Through the years, Broesamle’s favorite story involved a conservative faculty member who often was asked by the administration to monitor student protests during the Vietnam War years. Caught one day in such a protest and unable to find his identification card, Prof. Charles Mudd was arrested by police and ended up spending till 1 a.m. the next day in jail.

As recited in Broesamle’s book, the campus’ origins actually date to college classes that began in September, 1955, in 10 leased classrooms at San Fernando High School. On Jan. 4, 1956, Gov. Goodwin Knight and Los Angeles Mayor Norris Poulson led the groundbreaking at the original 165-acre Northridge site purchased for about $6,000 an acre.

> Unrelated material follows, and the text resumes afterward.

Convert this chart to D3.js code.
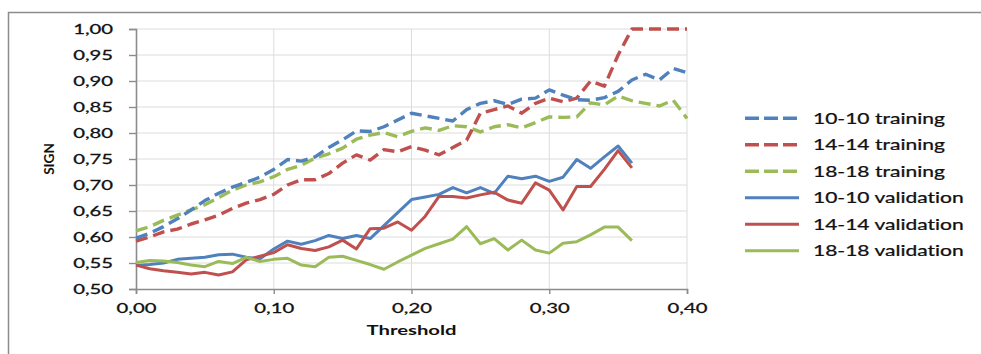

Classes there began Sept. 24, 1956, with about 40 teachers and 1,475 students at what was then known as the San Fernando Valley campus of Los Angeles State College. Enrollment grew rapidly, and as a result of state legislation, the campus became a separate entity with the name of San Fernando Valley State College on July 1, 1958.

The campus expanded to include Devonshire Downs in the late 1960s. And on June 1, 1972, as the result of another state law, it acquired its current name of California State University, Northridge.

Today, the campus encompasses about 353 acres and has more than 27,000 students, one of the largest enrollments in the 20-campus Cal State university system.